# [B]Why does Phoenix win games?[/B]



## The-Future-Phenom (Oct 4, 2005)

Everyone has said that the Phoenix Suns style of play wouldn't get them everywhere. I feel that is funny because it got them all the way to the Western Conference Finals...From saying this what is it about their *style of play* that gets them the "W"?


----------



## Spriggan (Mar 23, 2004)

Their small lineup and style of play allowed for much faster and more athletic playing than basically every other team, but it didn't hurt that they had both a dominant inside presence and good outside shooters, along with an elite PG running the show. 

Their run-n-gun style helped, but it was the players that made the difference.


----------



## mjm1 (Aug 22, 2005)

there *style of play*, _run and gun_, doesnt win championships because teams can easily adjust to it during a playoff series.

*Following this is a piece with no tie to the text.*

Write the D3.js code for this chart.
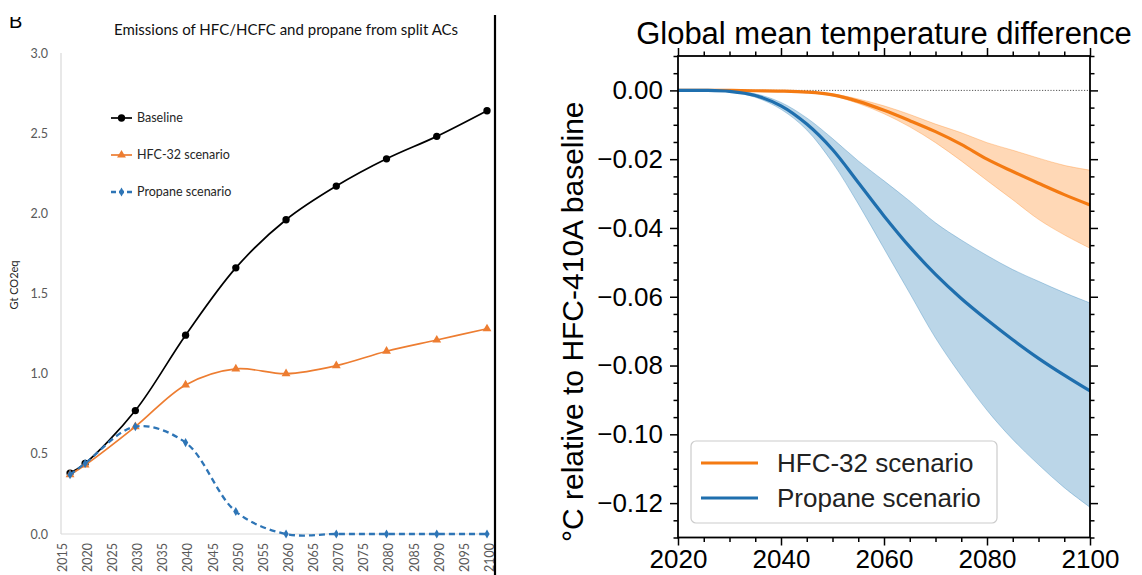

However, during the regular season, this poses a problem to the opponent.


----------



## Seuss (Aug 19, 2005)

mjm1 said:


> there *style of play*, _run and gun_, doesnt win championships because teams can easily adjust to it during a playoff series.



Tell that to the "Showtime" Lakers, who won 5.



The Suns can't run forever, thats why Amare is important.


----------



## BBB (Jan 19, 2005)

Because they were able to put points on the board _quick_ with their fast-pace offense and rapid 3-point shooting. While able to go with a basic pick-and-roll offense with good 3-point shooters waiting on the wings, when unable to obtain the quick basket.


----------



## joshed_up (Aug 6, 2005)

BBB said:


> Because they were able to put points on the board _quick_ with their fast-pace offense and rapid 3-point shooting. While able to go with a basic pick-and-roll offense with good 3-point shooters waiting on the wings, when unable to obtain the quick basket.


yep, i agree. and not mention, the pick and roll usually enables Amare for the open mid range.


----------